U.S., Japan: Source of electronic interference wasn’t Kitty Hawk
October 12, 2006
YOKOSUKA NAVAL BASE, Japan — Why a dozen remote-controlled devices around Yokosuka went haywire last month remains a mystery, but the U.S. Navy and Japan’s government are not pointing fingers at military radio use.
Both groups question an Asahi Shimbun report that problems with garage and car doors may have been caused by the USS Kitty Hawk aircraft carrier. Asahi Shimbun pointed to the timing of the disturbances, which began when Kitty Hawk returned to Yokosuka Naval Base on Sept. 15. The newspaper also reported that one of the signals the carrier uses for air-control communications is the same as the remote controls in question.
Japan’s Ministry of Internal Affairs and Communications confirmed that it received more than dozen complaints from people living in Yokosuka and south Yokohama around that time, said Toru Nakao, ministry radio policy division official. But the group has not identified any illegal radio signals, he said.

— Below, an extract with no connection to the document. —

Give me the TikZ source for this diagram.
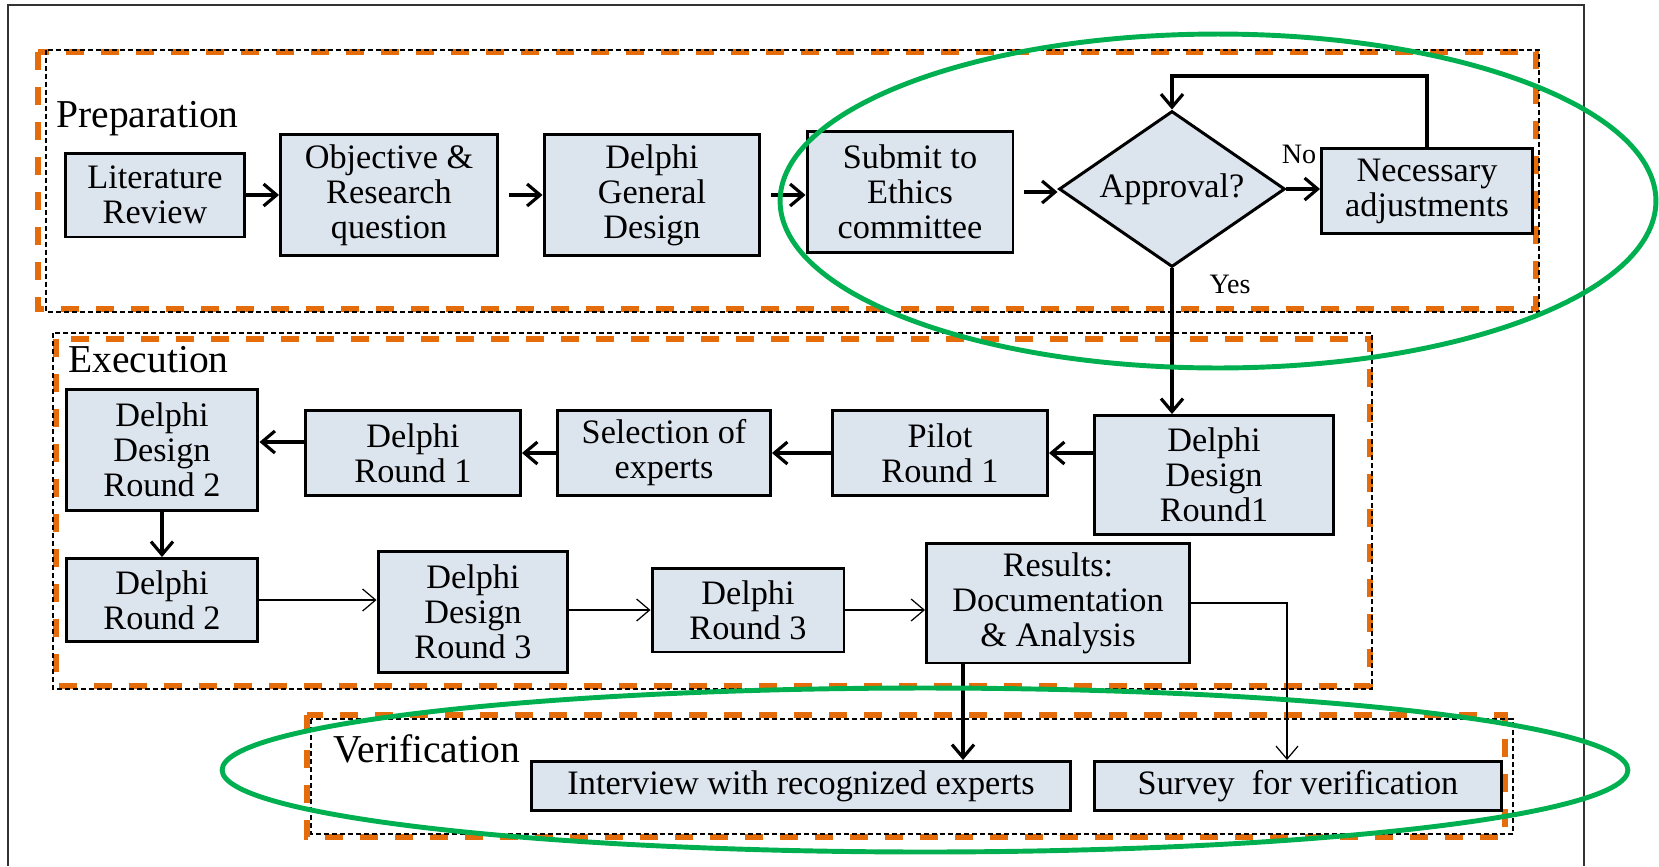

“We have not identified the cause and it is being investigated,” Nakao said.Also, signals used for remote-control devices are weak. Japanese laws governing radio broadcasting do not require authorization for such devices, he said, adding that the ministry has not queried U.S. forces.
The 7th Fleet is aware of the reported disturbances and is reviewing them, according to a 7th Fleet statement. There is no evidence the signal came from the ships, according to the statement, but there are indications it may have come from commercial sources. The Navy uses only frequencies authorized by the Japanese government, according to the statement.